Devising strong measures to combat such financing look especially onerous in part because of the increasing reliance on channels outside the financial system. The abuse of the mostly Muslim hawala remittance system has been widely publicised, but other methods to circumvent normal financial channels abound. They include non-profit organisations, cash couriering, credit card fraud and precious metal and diamond smuggling. The sheer diversity of these methods means that a multi-pronged strategy to combat terrorist financing needs to be elaborated.

Moulette admits that the FATF has only recently woken up to the significance of non-financial channels and is just starting to attempt to create measure to prevent terrorists accessing these channels. The speed of change and the relative unfamiliarity of terrorist methods of financing means that the FATF is having to think on its feet and constantly update provisions.

In the case of money or value transfers through non-profit organisations and hawala, the path looks relatively clear. For now, parties involved are not named and the transactions are not recorded. The FATF is relying on the registration or licensing of these transmission services (Special Recommendation Six) to ensure that the firms make checks on their customers. But in non-financial areas much thinking remains to be done. One of the biggest tests will be in the field of cash couriering, where FATF’s role will be necessary limited as it falls more naturally in the remit of national law enforcement organisations.

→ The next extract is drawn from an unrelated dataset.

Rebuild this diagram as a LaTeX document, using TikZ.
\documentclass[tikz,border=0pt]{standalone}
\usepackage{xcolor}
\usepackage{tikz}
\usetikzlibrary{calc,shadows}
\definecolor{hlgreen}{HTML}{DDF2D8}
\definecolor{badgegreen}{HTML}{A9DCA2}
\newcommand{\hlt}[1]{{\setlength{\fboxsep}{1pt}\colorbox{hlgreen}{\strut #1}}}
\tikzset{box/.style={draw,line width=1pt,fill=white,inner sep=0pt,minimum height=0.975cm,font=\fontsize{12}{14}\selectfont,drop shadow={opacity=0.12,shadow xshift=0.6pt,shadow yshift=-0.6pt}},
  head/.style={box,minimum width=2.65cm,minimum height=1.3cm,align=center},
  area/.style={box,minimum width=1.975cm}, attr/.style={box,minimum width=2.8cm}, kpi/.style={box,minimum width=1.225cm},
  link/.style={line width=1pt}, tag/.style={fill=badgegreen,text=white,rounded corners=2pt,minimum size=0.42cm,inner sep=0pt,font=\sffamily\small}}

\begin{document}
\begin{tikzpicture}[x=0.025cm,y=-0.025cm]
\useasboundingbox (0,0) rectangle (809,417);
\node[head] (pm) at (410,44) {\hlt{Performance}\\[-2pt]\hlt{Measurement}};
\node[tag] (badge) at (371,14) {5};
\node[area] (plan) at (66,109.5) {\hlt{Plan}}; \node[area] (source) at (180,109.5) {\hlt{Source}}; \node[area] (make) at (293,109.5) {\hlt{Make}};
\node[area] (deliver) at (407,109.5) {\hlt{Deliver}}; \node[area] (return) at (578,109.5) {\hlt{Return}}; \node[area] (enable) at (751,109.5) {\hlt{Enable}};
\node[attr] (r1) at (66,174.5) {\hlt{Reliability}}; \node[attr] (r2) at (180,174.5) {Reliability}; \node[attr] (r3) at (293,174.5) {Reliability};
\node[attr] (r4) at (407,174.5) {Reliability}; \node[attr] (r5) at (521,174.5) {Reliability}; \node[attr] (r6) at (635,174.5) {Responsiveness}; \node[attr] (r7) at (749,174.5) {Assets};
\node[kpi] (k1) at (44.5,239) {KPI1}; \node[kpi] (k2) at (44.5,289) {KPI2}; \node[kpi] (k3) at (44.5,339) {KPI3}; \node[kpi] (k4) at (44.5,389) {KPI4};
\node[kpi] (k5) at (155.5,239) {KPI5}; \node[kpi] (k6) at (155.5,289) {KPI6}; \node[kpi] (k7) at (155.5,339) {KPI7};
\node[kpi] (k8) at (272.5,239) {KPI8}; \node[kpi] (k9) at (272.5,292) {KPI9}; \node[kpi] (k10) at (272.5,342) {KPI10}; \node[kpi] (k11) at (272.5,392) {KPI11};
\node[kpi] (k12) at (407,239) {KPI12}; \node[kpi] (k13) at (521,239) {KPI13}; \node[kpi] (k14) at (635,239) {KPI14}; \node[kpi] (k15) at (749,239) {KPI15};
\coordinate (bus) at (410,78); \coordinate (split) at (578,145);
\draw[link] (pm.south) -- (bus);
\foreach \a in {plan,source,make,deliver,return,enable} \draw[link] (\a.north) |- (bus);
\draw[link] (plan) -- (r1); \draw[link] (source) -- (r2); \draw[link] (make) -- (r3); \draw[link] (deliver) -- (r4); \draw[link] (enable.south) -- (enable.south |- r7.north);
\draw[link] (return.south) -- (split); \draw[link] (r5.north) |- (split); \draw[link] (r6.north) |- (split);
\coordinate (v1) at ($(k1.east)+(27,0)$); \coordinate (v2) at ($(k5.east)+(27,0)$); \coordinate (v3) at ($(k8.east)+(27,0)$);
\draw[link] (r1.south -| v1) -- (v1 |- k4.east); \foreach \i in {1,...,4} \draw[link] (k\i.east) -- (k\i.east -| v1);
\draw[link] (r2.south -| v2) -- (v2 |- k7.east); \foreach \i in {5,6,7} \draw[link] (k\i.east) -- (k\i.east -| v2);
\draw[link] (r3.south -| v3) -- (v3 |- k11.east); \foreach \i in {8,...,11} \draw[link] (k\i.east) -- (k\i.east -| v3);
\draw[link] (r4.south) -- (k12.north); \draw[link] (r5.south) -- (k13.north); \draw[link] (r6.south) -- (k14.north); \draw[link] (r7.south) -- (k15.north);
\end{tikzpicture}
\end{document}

The FATF is looking at how it can best work in cooperation with professionals such as lawyers, notaries, real estate agents and gold and precious metal extractors. That is likely to entail working to find the most appropriate partners, for example, international trade associations. Clearly, one of the difficulties is that the most powerful organisations are organised along national lines and international organisations are talk-shops or advisory bodies only.

It is interesting to record the changing methodology used to track and reduce terrorist financing and the speed at which changes are made. FATF issued Eight Special Recommendations in 2001. In October 2003, it issued interpretative notes on the freezing of terrorist assets and a best practices paper on the confiscation of those assets (outlined in Recommendation Three). Further measures are already needed and in October, the Plenary will address this issue.

Critics say this constant patching of the Recommendations make it difficult for interested organisations to keep up. Moulette argues that the nascent nature of the FATF’s work in terrorist financing and the rapid speed with which terrorists adjust to measures to cut financing sources necessitates constant refinements and amendments, especially in the non-banking sector.

The speed, opportunism and audacity of financial villainy is well illustrated by a warning note recently posted on the FATF’s own website. Extortionists claiming to work for the FATF were attempting to charge a fee to clients of money/value transmission services which they claimed was to be used by FATF as payment to verify that the money is clean.

The complexity of the work undertaken by the FATF and the speed of change would be daunting for a large, well resourced institution. The FATF is not that. It has access to only very limited central resources. The Secretariat has a meagre 10 staff in Paris headquarters and a budget of €1.5 million to meet salaries, travel, rental of office space, translation and interpretation services. Although resources have been increased, the bulking up of responsibility for the organisation, with its broader mandate risks overwhelming staff. In fact, the biggest challenge facing the FATF is relatively simple. To tap external resources intelligently and wisely to deploy its very limited central resources to make sure the stretch doesn’t turn into a tear.